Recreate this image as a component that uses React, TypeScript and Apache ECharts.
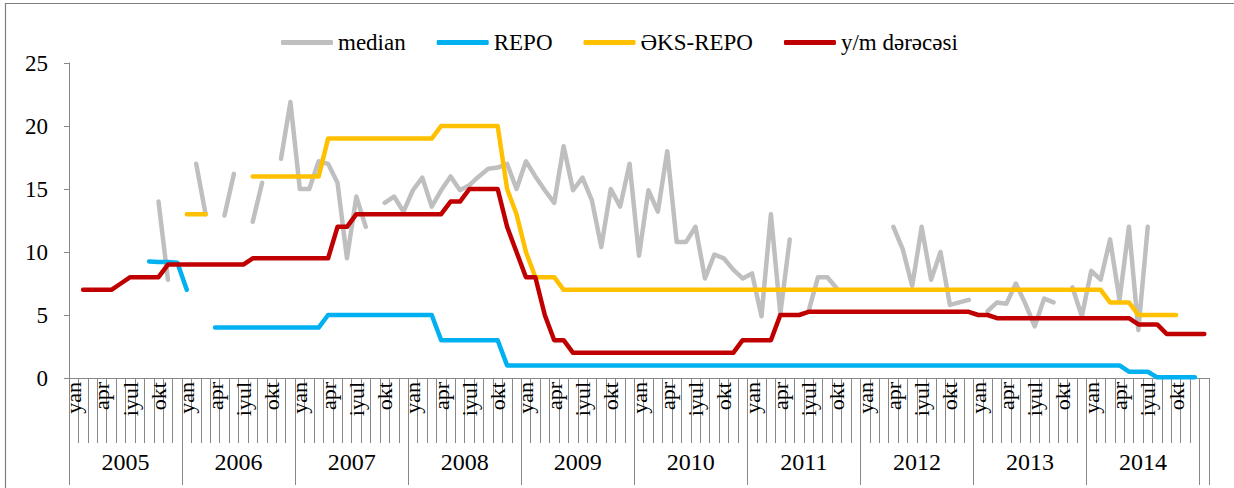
import React, { useEffect, useRef } from "react";
import * as echarts from "echarts";

// Category axis: monthly, Jan 2005 .. Dec 2014, plus one trailing empty category
const monthNames = ["yan", "fev", "mar", "apr", "may", "iyun", "iyul", "avq", "sen", "okt", "noy", "dek"];
const years = [2005, 2006, 2007, 2008, 2009, 2010, 2011, 2012, 2013, 2014];

const yTicks = [0, 5, 10, 15, 20, 25];

// median (one row per year, 12 months), last entry = trailing category
const median = [
  null, null, null, null, null, null, null, null, null, 14, 7.8, null,
  null, 17, 13, null, 12.9, 16.2, null, 12.4, 15.5, null, 17.4, 21.9,
  15, 15, 17.2, 17, 15.5, 9.5, 14.4, 12, null, 13.9, 14.4, 13.2,
  14.9, 15.9, 13.6, 14.9, 16, 14.9, 15.3, 16, 16.6, 16.7, 17, 15,
  17.2, 16, 14.9, 13.9, 18.4, 14.9, 15.9, 14.1, 10.4, 15, 13.6, 17,
  9.7, 14.9, 13.2, 18, 10.8, 10.8, 12, 7.9, 9.8, 9.5, 8.6, 7.9,
  8.3, 4.9, 13, 5.1, 11, null, 5.3, 8, 8, 7.1, null, null,
  null, null, null, 12, 10.2, 7.3, 12, 7.8, 10, 5.8, 6, 6.2,
  null, 5.3, 6, 5.9, 7.5, 5.9, 4.1, 6.3, 6, null, 7.2, 4.9,
  8.5, 7.8, 11, 6.2, 12, 3.8, 12, null, null, null, null, null,
  null,
];

const repo = [
  null, null, null, null, null, null, null, null, 9.25, 9.2, 9.2, 9.15,
  7, null, null, 4, 4, 4, 4, 4, 4, 4, 4, 4,
  4, 4, 4, 5, 5, 5, 5, 5, 5, 5, 5, 5,
  5, 5, 5, 3, 3, 3, 3, 3, 3, 3, 1, 1,
  1, 1, 1, 1, 1, 1, 1, 1, 1, 1, 1, 1,
  1, 1, 1, 1, 1, 1, 1, 1, 1, 1, 1, 1,
  1, 1, 1, 1, 1, 1, 1, 1, 1, 1, 1, 1,
  1, 1, 1, 1, 1, 1, 1, 1, 1, 1, 1, 1,
  1, 1, 1, 1, 1, 1, 1, 1, 1, 1, 1, 1,
  1, 1, 1, 1, 0.5, 0.5, 0.5, 0.05, 0.05, 0.05, 0.05, 0.05,
  null,
];

const eksRepo = [
  null, null, null, null, null, null, null, null, null, null, null, null,
  13, 13, 13, null, null, null, null, 16, 16, 16, 16, 16,
  16, 16, 16, 19, 19, 19, 19, 19, 19, 19, 19, 19,
  19, 19, 19, 20, 20, 20, 20, 20, 20, 20, 15, 13,
  10, 8, 8, 8, 7, 7, 7, 7, 7, 7, 7, 7,
  7, 7, 7, 7, 7, 7, 7, 7, 7, 7, 7, 7,
  7, 7, 7, 7, 7, 7, 7, 7, 7, 7, 7, 7,
  7, 7, 7, 7, 7, 7, 7, 7, 7, 7, 7, 7,
  7, 7, 7, 7, 7, 7, 7, 7, 7, 7, 7, 7,
  7, 7, 6, 6, 6, 5, 5, 5, 5, 5, null, null,
  null,
];

const ymRate = [
  null, 7, 7, 7, 7, 7.5, 8, 8, 8, 8, 9, 9,
  9, 9, 9, 9, 9, 9, 9, 9.5, 9.5, 9.5, 9.5, 9.5,
  9.5, 9.5, 9.5, 9.5, 12, 12, 13, 13, 13, 13, 13, 13,
  13, 13, 13, 13, 14, 14, 15, 15, 15, 15, 12, 10,
  8, 8, 5, 3, 3, 2, 2, 2, 2, 2, 2, 2,
  2, 2, 2, 2, 2, 2, 2, 2, 2, 2, 2, 3,
  3, 3, 3, 5, 5, 5, 5.25, 5.25, 5.25, 5.25, 5.25, 5.25,
  5.25, 5.25, 5.25, 5.25, 5.25, 5.25, 5.25, 5.25, 5.25, 5.25, 5.25, 5.25,
  5, 5, 4.75, 4.75, 4.75, 4.75, 4.75, 4.75, 4.75, 4.75, 4.75, 4.75,
  4.75, 4.75, 4.75, 4.75, 4.75, 4.25, 4.25, 4.25, 3.5, 3.5, 3.5, 3.5,
  3.5,
];

const seriesNames = ["median", "REPO", "ƏKS-REPO", "y/m dərəcəsi"];
const seriesColors = ["#BFBFBF", "#00B0F0", "#FFC000", "#C00000"];

const FONT = "Liberation Serif";

export default function App() {
  const ref = useRef<HTMLDivElement>(null);

  useEffect(() => {
    document.body.style.margin = "0";
    if (!ref.current) return;
    const chart = echarts.init(ref.current, undefined, { renderer: "svg" });

    const categories: string[] = [];
    years.forEach((y) => monthNames.forEach((m) => categories.push(m)));
    categories.push("");

    const total = categories.length; // 121
    const yearBounds: number[] = years.map((_, i) => i * 12);
    yearBounds.push(years.length * 12, total);
    const yearCenters: number[] = years.map((_, i) => i * 12 + 6);

    const datasets = [median, repo, eksRepo, ymRate];

    chart.setOption({
      animation: false,
      backgroundColor: "#fff",
      textStyle: { fontFamily: FONT },
      legend: {
        data: seriesNames,
        left: 276,
        top: 26,
        icon: "roundRect",
        itemWidth: 52,
        itemHeight: 5,
        itemGap: 31,
        textStyle: { fontFamily: FONT, fontSize: 23, color: "#000" },
      },
      grid: { left: 69, right: 25, top: 63, bottom: 110, containLabel: false },
      xAxis: [
        {
          type: "category",
          data: categories,
          boundaryGap: true,
          axisLine: { lineStyle: { color: "#888", width: 1 } },
          axisTick: { show: true, interval: 0, length: 65, lineStyle: { color: "#888" } },
          axisLabel: {
            interval: (i: number) => i % 3 === 0 && i < years.length * 12,
            rotate: 90,
            margin: 4,
            fontFamily: FONT,
            fontSize: 22,
            color: "#000",
          },
          splitLine: { show: false },
        },
        {
          type: "value",
          min: 0,
          max: total,
          position: "bottom",
          axisLine: { show: false },
          splitLine: { show: false },
          axisTick: {
            show: true,
            customValues: yearBounds,
            length: 107,
            lineStyle: { color: "#888" },
          },
          axisLabel: {
            customValues: yearCenters,
            formatter: (v: number) => String(years[Math.round((v - 6) / 12)]),
            margin: 72,
            fontFamily: FONT,
            fontSize: 24,
            color: "#000",
          },
        },
      ],
      yAxis: {
        type: "value",
        min: yTicks[0],
        max: yTicks[yTicks.length - 1],
        interval: 5,
        axisLine: { show: true, lineStyle: { color: "#888" } },
        axisTick: { show: true, length: 5, lineStyle: { color: "#888" } },
        splitLine: { show: false },
        axisLabel: { fontFamily: FONT, fontSize: 23, color: "#000", margin: 21 },
      },
      series: datasets.map((d, i) => ({
        name: seriesNames[i],
        type: "line",
        data: d,
        xAxisIndex: 0,
        color: seriesColors[i],
        symbol: "none",
        connectNulls: false,
        lineStyle: { color: seriesColors[i], width: 4.5, cap: "round", join: "round" },
      })),
      graphic: [
        {
          type: "rect",
          z: 100,
          silent: true,
          shape: { x: 5.5, y: 3.5, width: 1260, height: 520 },
          style: { fill: "none", stroke: "#7f7f7f", lineWidth: 1.2 },
        },
      ],
    });

    return () => chart.dispose();
  }, []);

  return <div ref={ref} style={{ width: 1234, height: 488 }} />;
}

▶ **SHORT TASK**:
Leave out the pictures and copy the rest of the material above exactly.

▶ **WRITTEN ANSWER**:
Recreate this image as a component that uses React, TypeScript and Apache ECharts.
import React, { useEffect, useRef } from "react";
import * as echarts from "echarts";

// Category axis: monthly, Jan 2005 .. Dec 2014, plus one trailing empty category
const monthNames = ["yan", "fev", "mar", "apr", "may", "iyun", "iyul", "avq", "sen", "okt", "noy", "dek"];
const years = [2005, 2006, 2007, 2008, 2009, 2010, 2011, 2012, 2013, 2014];

const yTicks = [0, 5, 10, 15, 20, 25];

// median (one row per year, 12 months), last entry = trailing category
const median = [
  null, null, null, null, null, null, null, null, null, 14, 7.8, null,
  null, 17, 13, null, 12.9, 16.2, null, 12.4, 15.5, null, 17.4, 21.9,
  15, 15, 17.2, 17, 15.5, 9.5, 14.4, 12, null, 13.9, 14.4, 13.2,
  14.9, 15.9, 13.6, 14.9, 16, 14.9, 15.3, 16, 16.6, 16.7, 17, 15,
  17.2, 16, 14.9, 13.9, 18.4, 14.9, 15.9, 14.1, 10.4, 15, 13.6, 17,
  9.7, 14.9, 13.2, 18, 10.8, 10.8, 12, 7.9, 9.8, 9.5, 8.6, 7.9,
  8.3, 4.9, 13, 5.1, 11, null, 5.3, 8, 8, 7.1, null, null,
  null, null, null, 12, 10.2, 7.3, 12, 7.8, 10, 5.8, 6, 6.2,
  null, 5.3, 6, 5.9, 7.5, 5.9, 4.1, 6.3, 6, null, 7.2, 4.9,
  8.5, 7.8, 11, 6.2, 12, 3.8, 12, null, null, null, null, null,
  null,
];

const repo = [
  null, null, null, null, null, null, null, null, 9.25, 9.2, 9.2, 9.15,
  7, null, null, 4, 4, 4, 4, 4, 4, 4, 4, 4,
  4, 4, 4, 5, 5, 5, 5, 5, 5, 5, 5, 5,
  5, 5, 5, 3, 3, 3, 3, 3, 3, 3, 1, 1,
  1, 1, 1, 1, 1, 1, 1, 1, 1, 1, 1, 1,
  1, 1, 1, 1, 1, 1, 1, 1, 1, 1, 1, 1,
  1, 1, 1, 1, 1, 1, 1, 1, 1, 1, 1, 1,
  1, 1, 1, 1, 1, 1, 1, 1, 1, 1, 1, 1,
  1, 1, 1, 1, 1, 1, 1, 1, 1, 1, 1, 1,
  1, 1, 1, 1, 0.5, 0.5, 0.5, 0.05, 0.05, 0.05, 0.05, 0.05,
  null,
];

const eksRepo = [
  null, null, null, null, null, null, null, null, null, null, null, null,
  13, 13, 13, null, null, null, null, 16, 16, 16, 16, 16,
  16, 16, 16, 19, 19, 19, 19, 19, 19, 19, 19, 19,
  19, 19, 19, 20, 20, 20, 20, 20, 20, 20, 15, 13,
  10, 8, 8, 8, 7, 7, 7, 7, 7, 7, 7, 7,
  7, 7, 7, 7, 7, 7, 7, 7, 7, 7, 7, 7,
  7, 7, 7, 7, 7, 7, 7, 7, 7, 7, 7, 7,
  7, 7, 7, 7, 7, 7, 7, 7, 7, 7, 7, 7,
  7, 7, 7, 7, 7, 7, 7, 7, 7, 7, 7, 7,
  7, 7, 6, 6, 6, 5, 5, 5, 5, 5, null, null,
  null,
];

const ymRate = [
  null, 7, 7, 7, 7, 7.5, 8, 8, 8, 8, 9, 9,
  9, 9, 9, 9, 9, 9, 9, 9.5, 9.5, 9.5, 9.5, 9.5,
  9.5, 9.5, 9.5, 9.5, 12, 12, 13, 13, 13, 13, 13, 13,
  13, 13, 13, 13, 14, 14, 15, 15, 15, 15, 12, 10,
  8, 8, 5, 3, 3, 2, 2, 2, 2, 2, 2, 2,
  2, 2, 2, 2, 2, 2, 2, 2, 2, 2, 2, 3,
  3, 3, 3, 5, 5, 5, 5.25, 5.25, 5.25, 5.25, 5.25, 5.25,
  5.25, 5.25, 5.25, 5.25, 5.25, 5.25, 5.25, 5.25, 5.25, 5.25, 5.25, 5.25,
  5, 5, 4.75, 4.75, 4.75, 4.75, 4.75, 4.75, 4.75, 4.75, 4.75, 4.75,
  4.75, 4.75, 4.75, 4.75, 4.75, 4.25, 4.25, 4.25, 3.5, 3.5, 3.5, 3.5,
  3.5,
];

const seriesNames = ["median", "REPO", "ƏKS-REPO", "y/m dərəcəsi"];
const seriesColors = ["#BFBFBF", "#00B0F0", "#FFC000", "#C00000"];

const FONT = "Liberation Serif";

export default function App() {
  const ref = useRef<HTMLDivElement>(null);

  useEffect(() => {
    document.body.style.margin = "0";
    if (!ref.current) return;
    const chart = echarts.init(ref.current, undefined, { renderer: "svg" });

    const categories: string[] = [];
    years.forEach((y) => monthNames.forEach((m) => categories.push(m)));
    categories.push("");

    const total = categories.length; // 121
    const yearBounds: number[] = years.map((_, i) => i * 12);
    yearBounds.push(years.length * 12, total);
    const yearCenters: number[] = years.map((_, i) => i * 12 + 6);

    const datasets = [median, repo, eksRepo, ymRate];

    chart.setOption({
      animation: false,
      backgroundColor: "#fff",
      textStyle: { fontFamily: FONT },
      legend: {
        data: seriesNames,
        left: 276,
        top: 26,
        icon: "roundRect",
        itemWidth: 52,
        itemHeight: 5,
        itemGap: 31,
        textStyle: { fontFamily: FONT, fontSize: 23, color: "#000" },
      },
      grid: { left: 69, right: 25, top: 63, bottom: 110, containLabel: false },
      xAxis: [
        {
          type: "category",
          data: categories,
          boundaryGap: true,
          axisLine: { lineStyle: { color: "#888", width: 1 } },
          axisTick: { show: true, interval: 0, length: 65, lineStyle: { color: "#888" } },
          axisLabel: {
            interval: (i: number) => i % 3 === 0 && i < years.length * 12,
            rotate: 90,
            margin: 4,
            fontFamily: FONT,
            fontSize: 22,
            color: "#000",
          },
          splitLine: { show: false },
        },
        {
          type: "value",
          min: 0,
          max: total,
          position: "bottom",
          axisLine: { show: false },
          splitLine: { show: false },
          axisTick: {
            show: true,
            customValues: yearBounds,
            length: 107,
            lineStyle: { color: "#888" },
          },
          axisLabel: {
            customValues: yearCenters,
            formatter: (v: number) => String(years[Math.round((v - 6) / 12)]),
            margin: 72,
            fontFamily: FONT,
            fontSize: 24,
            color: "#000",
          },
        },
      ],
      yAxis: {
        type: "value",
        min: yTicks[0],
        max: yTicks[yTicks.length - 1],
        interval: 5,
        axisLine: { show: true, lineStyle: { color: "#888" } },
        axisTick: { show: true, length: 5, lineStyle: { color: "#888" } },
        splitLine: { show: false },
        axisLabel: { fontFamily: FONT, fontSize: 23, color: "#000", margin: 21 },
      },
      series: datasets.map((d, i) => ({
        name: seriesNames[i],
        type: "line",
        data: d,
        xAxisIndex: 0,
        color: seriesColors[i],
        symbol: "none",
        connectNulls: false,
        lineStyle: { color: seriesColors[i], width: 4.5, cap: "round", join: "round" },
      })),
      graphic: [
        {
          type: "rect",
          z: 100,
          silent: true,
          shape: { x: 5.5, y: 3.5, width: 1260, height: 520 },
          style: { fill: "none", stroke: "#7f7f7f", lineWidth: 1.2 },
        },
      ],
    });

    return () => chart.dispose();
  }, []);

  return <div ref={ref} style={{ width: 1234, height: 488 }} />;
}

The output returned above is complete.